Do you remember the panic that overcame the tech world in the last few years leading up to the start of the new millennium? Doom was the prophecy of the day as one ‘expert’ after another predicted the Y2K bug would wipe out the developed world unless software fixes could be produced en mass. It turned out to be much ado about nothing. In 2016, the tech world is looking at what are called ‘agile best practices’ to prevent the same kind of thing from happening again.
It is clear that the old way of providing software development services is not suitable for the new age. Companies are turning away from the offshore software development model and to nearshoring instead. They are less likely to look at inflexible offshore solutions in favor of nearshore innovation. It all boils down to finding the best ways of keeping pace in a rapidly changing mobile world.
What Agility Is All About
Before we can understand why nearshore software development is embracing agile best practices, we have to define what the term means. TechTarget, one of the most well-known online networks for developers and software architects, defines agile software development as follows:
“…a methodology for the creative process that anticipates the need for flexibility and applies a level of pragmatism into the delivery of the finished product. Agile software development focuses on keeping code simple, testing often, and delivering functional bits of the application as soon as they’re ready.”
The outsourced software solutions produced by the Y2K era were anything but agile. As such, a tremendous number of software companies made millions providing solutions their customers did not need. The industry is not willing to make that mistake again. Knowing that, let us look at the individual components of agile best practices. They are perfectly aligned to the nearshore model.
- Flexibility – There is nothing more important to software development than flexibility. For example, a mean stack developer has to be willing to roll with the punches, whether the customer has a temporary change in vision or does a complete about-face. Things change during the development process. That’s just the way it is.
- Frequent Testing – Agility requires frequent testing in order to identify weaknesses as early as possible. Waiting until a project is near completion before beginning the testing phase makes meeting deadlines more difficult than it needs to be.
- Incremental Delivery – Hand-in-hand with frequent testing is a willingness to deliver software incrementally. Once the base package is done, deliver it. Then offer additional deliveries as features are added, tested, and proven. This keeps the customer happy and developers motivated.
Pragmatism – This may be the most challenging part of software development, especially in the nearshore space.

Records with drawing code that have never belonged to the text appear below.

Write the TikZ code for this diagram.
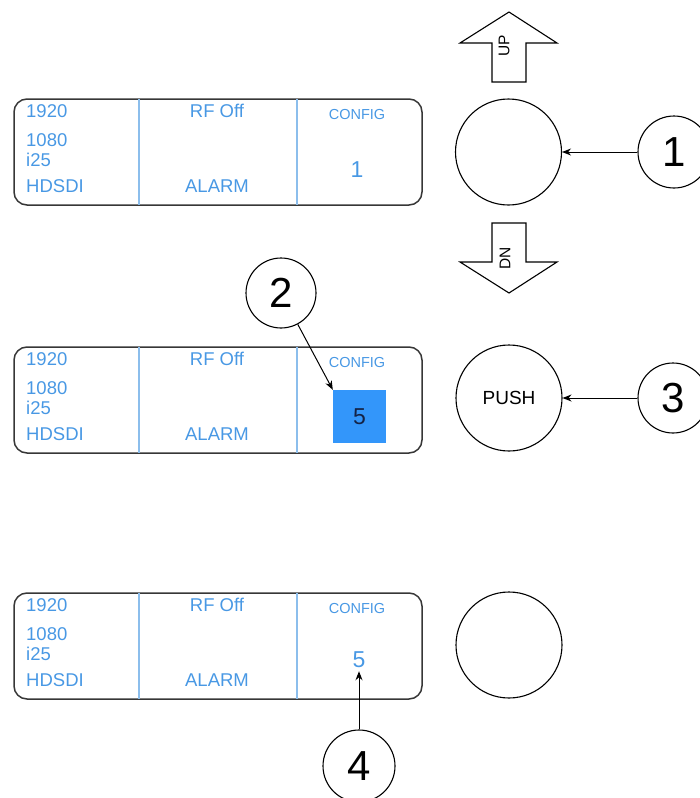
\documentclass[tikz,border=0pt]{standalone}
\usepackage{fontspec}
\setmainfont{Liberation Sans}
\usetikzlibrary{positioning, arrows.meta}

\definecolor{lcdblue}{RGB}{72,152,228}
\definecolor{lcdline}{RGB}{140,190,236}
\definecolor{selblue}{RGB}{51,150,250}
\definecolor{framegrey}{RGB}{55,55,55}
\definecolor{navy}{RGB}{20,35,70}

\begin{document}
\begin{tikzpicture}[x=1pt, y=-1pt, >={Stealth[length=9pt, width=7pt]},
    panel/.style={draw=framegrey, line width=1.5pt, rounded corners=13pt, minimum width=408pt, minimum height=106pt},
    lcd/.style={text=lcdblue, inner sep=0pt, font=\fontsize{18.5}{18.5}\selectfont},
    tag/.style={text=lcdblue, inner sep=0pt, font=\fontsize{14.5}{14.5}\selectfont},
    knob/.style={draw, circle, line width=1.1pt, minimum size=106pt, inner sep=0pt},
    callout/.style={draw, circle, line width=1.1pt, minimum size=72pt, inner sep=0pt, font=\fontsize{42}{42}\selectfont},
    keytext/.style={inner sep=0pt, rotate=90, font=\fontsize{15.5}{15.5}\selectfont}]

\useasboundingbox (0,0) rectangle (699,798);

% the three display panels
\foreach \i/\t in {1/99, 2/347, 3/593} {
    \node[panel] (panel\i) at (218,\t+53) {};
    \draw[lcdline, line width=1.3pt] (139,\t) -- (139,\t+106);
    \draw[lcdline, line width=1.3pt] (297,\t) -- (297,\t+106);
    \node[lcd, anchor=west] (hres\i) at (26,\t+12) {1920};
    \node[lcd, anchor=west] (vres\i) at (26,\t+41) {1080};
    \node[lcd, anchor=west] (rate\i) at (26,\t+61) {i25};
    \node[lcd, anchor=west] (sdi\i) at (26,\t+87) {HDSDI};
    \node[lcd] (rf\i) at (217,\t+12) {RF Off};
    \node[lcd] (alarm\i) at (217,\t+87) {ALARM};
    \node[tag] (config\i) at (357,\t+16) {CONFIG};
}

% config values
\node[lcd, font=\fontsize{23}{23}\selectfont, inner sep=2pt] (val1) at (357,170) {1};
\node[fill=selblue, minimum size=53pt, inner sep=0pt, text=navy, font=\fontsize{23}{23}\selectfont] (val2) at (359.5,416.5) {5};
\node[lcd, font=\fontsize{23}{23}\selectfont, inner sep=3pt] (val3) at (359,660) {5};

% rotary knob with up/down keys
\draw[line width=1.1pt] (492,82) -- (492,43) -- (460,43) -- (509,12) -- (557,43) -- (526,43) -- (526,82) -- cycle;
\node[keytext] (up) at (504,46) {UP};
\draw[line width=1.1pt] (492,223) -- (526,223) -- (526,262) -- (557,262) -- (509,293) -- (460,262) -- (492,262) -- cycle;
\node[keytext] (dn) at (505,258) {DN};

\node[knob] (knob1) at (508.5,152) {};
\node[knob, font=\fontsize{19}{19}\selectfont] (knob2) at (509,398) {PUSH};
\node[knob] (knob3) at (509,645) {};

% callouts
\node[callout] (c1) at (674,152) {1};
\node[callout, minimum size=70pt] (c2) at (281,293) {2};
\node[callout, minimum size=70pt] (c3) at (673,398) {3};
\node[callout] (c4) at (359,766) {4};

\draw[->, line width=1pt] (c1) -- (knob1);
\draw[->, line width=1pt] (c2) -- (val2.north west);
\draw[->, line width=1pt] (c3) -- (knob2);
\draw[->, line width=1pt] (c4) -- (val3);
\end{tikzpicture}
\end{document}
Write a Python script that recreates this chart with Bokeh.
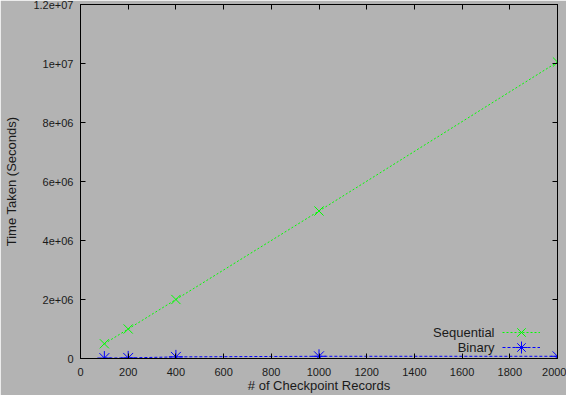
from bokeh.plotting import figure
from bokeh.models import (Range1d, LinearAxis, FixedTicker, Legend, LegendItem, Label)
from bokeh.embed import file_html
from bokeh.resources import INLINE

# ---- data ----
records = [100, 200, 400, 1000, 2000]
sequential = [500000, 1000000, 2000000, 5000000, 10050000]
binary = [15000, 20000, 55000, 75000, 75000]

x_ticks = [0, 200, 400, 600, 800, 1000, 1200, 1400, 1600, 1800, 2000]
y_ticks = [0, 2e6, 4e6, 6e6, 8e6, 1e7, 1.2e7]
y_tick_labels = ["0", "2e+06", "4e+06", "6e+06", "8e+06", "1e+07", "1.2e+07"]

x_title = "# of Checkpoint Records"
y_title = "Time Taken (Seconds)"
series_names = ["Sequential", "Binary"]

BG = "#b3b3b3"
FONT = "Liberation Sans"
TXT = "#1a1a1a"

p = figure(width=566, height=395, output_backend="svg", toolbar_location=None,
           x_range=Range1d(0, 2000), y_range=Range1d(0, 1.2e7),
           min_border_left=80, min_border_right=9, min_border_top=4, min_border_bottom=36)
p.background_fill_color = BG
p.border_fill_color = BG
p.outline_line_color = "black"
p.outline_line_width = 1
p.xgrid.visible = False
p.ygrid.visible = False

def style_axis(ax, ticks, labels=True):
    ax.ticker = FixedTicker(ticks=ticks)
    ax.axis_line_color = "black"
    ax.major_tick_line_color = "black"
    ax.major_tick_in = 5
    ax.major_tick_out = 0
    ax.minor_tick_line_color = None
    ax.major_label_text_font = FONT
    ax.major_label_text_font_size = "11px"
    ax.major_label_text_color = TXT if labels else None
    ax.major_label_standoff = 6 if labels else 0
    ax.axis_label_text_font = FONT
    ax.axis_label_text_font_size = "13px"
    ax.axis_label_text_font_style = "normal"
    ax.axis_label_text_color = TXT

style_axis(p.xaxis[0], x_ticks)
style_axis(p.yaxis[0], y_ticks)
p.yaxis[0].major_label_overrides = {t: l for t, l in zip(y_ticks, y_tick_labels)}
p.xaxis[0].axis_label = x_title
p.yaxis[0].axis_label = y_title
p.xaxis[0].major_label_standoff = 9
p.xaxis[0].axis_label_standoff = -1
p.yaxis[0].major_label_standoff = 7
p.yaxis[0].axis_label_standoff = 11

top = LinearAxis()
style_axis(top, x_ticks, labels=False)
p.add_layout(top, "above")
right = LinearAxis()
style_axis(right, y_ticks, labels=False)
p.add_layout(right, "right")

l1 = p.line(records, sequential, line_color="#00ff00", line_width=1, line_dash="2 2")
m1 = p.scatter(records, sequential, marker="x", size=13, line_color="#00ff00", line_width=1)
l2 = p.line(records, binary, line_color="#0000ff", line_width=1, line_dash="3 2")
m2 = p.scatter(records, binary, marker="asterisk", size=14, line_color="#0000ff", line_width=1)

for i, (name, rends) in enumerate(zip(series_names, [[l1, m1], [l2, m2]])):
    lg = Legend(items=[LegendItem(label="", renderers=rends)],
                location=(422, 11 - 15 * i), orientation="vertical",
                background_fill_alpha=0, border_line_color=None,
                padding=0, margin=0, spacing=0,
                glyph_width=38, glyph_height=30,
                label_width=0, label_height=30, label_standoff=0)
    p.add_layout(lg, "center")
    p.add_layout(Label(x=494 - 80, y=26 - i * 15, x_units="screen", y_units="screen",
                       text=name, text_align="right", text_baseline="middle",
                       text_font=FONT, text_font_size="13px", text_color=TXT))

open("out.html", "w").write(file_html(p, INLINE))
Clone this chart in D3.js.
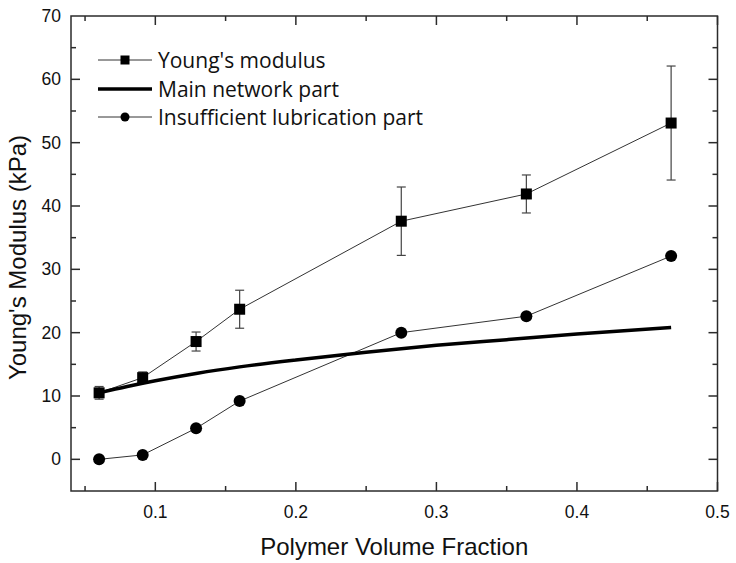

Software development is all about pushing the envelope to do things no one else has done before. But there has to be enough pragmatism in the equation to keep the project within the scope of reality. Pursuing something that is not reachable within the current budget or deadline only serves to deflate a project.
It is clear that nearshore software development is providing stiff competition to its offshore counterpart. As a nearshore services provider ourselves, we believe agile best practices are the key. They are what will make nearshoring the default option in the very near future.